In another example, the memory pool is constructed based on a memory of a dedicated storage server. FIG. 3 is a diagram of another application scenario according to an embodiment of this application. An inference system 300 includes a request server 301, a scheduler 302, and a computing cluster 303. The computing cluster 303 includes a plurality of inference servers, for example, an inference server 3031, an inference server 3032, and an inference server 3033. The computing cluster 303 further includes a plurality of storage servers, for example, a storage server 3034 and a storage server 3035. The storage server 3034 and the storage server 3035 construct a memory pool 3036.

In the computing cluster 303, each inference server includes a local memory and one or more inference cards. The local memory is constructed based on a CPU of the inference server. The inference card is established based on a GPU of the inference server.

The computing cluster 303 stores, by using a three-layer storage structure, a parameter for executing an inference task. The three-layer storage structure includes the inference card included in each inference server, the local memory included in each inference server, and the memory pool 3036. The inference card included in each inference server stores a part of parameters, the local memory included in each inference server stores a part of parameters, and the memory pool 3036 stores full parameters. The parameter stored in the inference card included in each inference server supports parameter query in the inference card. The local memory included in each inference server supports parameter query in the inference card included in the inference server. The memory pool 3036 supports parameter query in the inference card included in each inference server included in the computing cluster 303. The memory pool 3036 is registered on a remote direct memory access (Remote Direct Memory Access, RDMA) network card. The memory pool 2036 transmits the parameter to the inference card of each inference server through RDMA, so that parameter transmission efficiency can be improved, and a delay of querying the parameter can be reduced.

Processes in which the request server 301 processes a request, the scheduler 302 allocates the inference task, and the computing cluster 303 processes the inference task are respectively similar to those in which the request server 201 processes the request, the scheduler 202 allocates the inference task, and the computing cluster 203 processes the inference task. For details, refer to the foregoing descriptions. Details are not described herein again.

As still another example, the memory pool is constructed based on a memory of a dedicated storage server and a part of free local memories of the inference server. FIG. 4 is a diagram of still another application scenario according to an embodiment of this application. An inference system 400 includes a request server 401, a scheduler 402, and a computing cluster 403. The computing cluster 403 includes a plurality of inference servers, for example, an inference server 4031, an inference server 4032, and an inference server 4033. The computing cluster 403 further includes a plurality of storage servers, for example, a storage server 4034 and a storage server 4035. A memory pool 4036 is constructed based on a memory of the storage server 4034, a memory of the storage server 4035, and a part of local memories of the inference server 4031. Each inference server included in the computing cluster 403 includes a local memory and one or more inference cards. The local memory is constructed based on a CPU of the inference server. The inference card is established based on a GPU of the inference server.
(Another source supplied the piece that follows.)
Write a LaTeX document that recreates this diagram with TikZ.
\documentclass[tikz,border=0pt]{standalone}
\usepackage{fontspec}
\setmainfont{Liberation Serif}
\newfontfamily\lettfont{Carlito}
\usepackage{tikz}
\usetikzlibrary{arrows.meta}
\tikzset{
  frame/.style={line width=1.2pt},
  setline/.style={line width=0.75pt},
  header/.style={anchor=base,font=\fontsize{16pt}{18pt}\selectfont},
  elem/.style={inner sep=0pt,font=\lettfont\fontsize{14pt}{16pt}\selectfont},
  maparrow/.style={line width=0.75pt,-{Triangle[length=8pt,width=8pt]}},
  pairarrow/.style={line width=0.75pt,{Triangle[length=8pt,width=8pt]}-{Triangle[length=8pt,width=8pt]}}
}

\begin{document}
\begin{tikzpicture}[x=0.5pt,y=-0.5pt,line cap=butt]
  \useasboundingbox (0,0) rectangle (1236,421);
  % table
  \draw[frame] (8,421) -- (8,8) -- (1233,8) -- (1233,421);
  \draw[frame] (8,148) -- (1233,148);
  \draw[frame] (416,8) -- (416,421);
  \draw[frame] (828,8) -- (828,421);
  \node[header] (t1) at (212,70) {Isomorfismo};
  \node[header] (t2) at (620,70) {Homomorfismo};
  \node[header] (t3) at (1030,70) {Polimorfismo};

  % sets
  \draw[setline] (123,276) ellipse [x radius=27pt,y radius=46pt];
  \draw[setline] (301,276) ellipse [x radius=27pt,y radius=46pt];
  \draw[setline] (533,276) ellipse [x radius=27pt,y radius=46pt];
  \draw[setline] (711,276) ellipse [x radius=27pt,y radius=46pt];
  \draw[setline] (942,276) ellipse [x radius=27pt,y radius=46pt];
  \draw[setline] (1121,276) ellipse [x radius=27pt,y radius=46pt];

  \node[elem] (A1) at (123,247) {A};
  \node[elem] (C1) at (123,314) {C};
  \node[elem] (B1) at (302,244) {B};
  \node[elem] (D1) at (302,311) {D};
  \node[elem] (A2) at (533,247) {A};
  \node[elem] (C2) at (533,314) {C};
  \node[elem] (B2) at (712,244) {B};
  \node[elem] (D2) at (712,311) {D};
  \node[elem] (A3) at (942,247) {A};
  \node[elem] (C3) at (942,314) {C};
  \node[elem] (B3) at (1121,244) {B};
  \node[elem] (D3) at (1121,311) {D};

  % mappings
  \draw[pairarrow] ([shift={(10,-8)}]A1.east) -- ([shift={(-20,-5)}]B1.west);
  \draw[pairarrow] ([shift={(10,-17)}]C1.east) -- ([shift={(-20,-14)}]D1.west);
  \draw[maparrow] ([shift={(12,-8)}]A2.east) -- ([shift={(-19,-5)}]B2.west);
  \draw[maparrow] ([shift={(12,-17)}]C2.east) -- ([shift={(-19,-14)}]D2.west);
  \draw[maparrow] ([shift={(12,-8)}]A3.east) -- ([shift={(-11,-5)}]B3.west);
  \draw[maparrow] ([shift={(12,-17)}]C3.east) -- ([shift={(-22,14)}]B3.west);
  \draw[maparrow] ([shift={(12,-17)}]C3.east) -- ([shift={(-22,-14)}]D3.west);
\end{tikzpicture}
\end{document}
The computing cluster 403 stores, by using a three-layer storage structure, a parameter for executing an inference task. The three-layer storage structure includes the inference card included in each inference server, the local memory included in each inference server, and the memory pool 4036. The inference card included in each inference server stores a part of parameters, the local memory included in each inference server stores a part of parameters, and the memory pool 4036 stores full parameters. The parameter stored in the inference card included in each inference server supports parameter query in the inference card. The local memory included in each inference server supports parameter query in the inference card included in the inference server. The memory pool 4036 supports parameter query in the inference card included in each inference server included in the computing cluster 403.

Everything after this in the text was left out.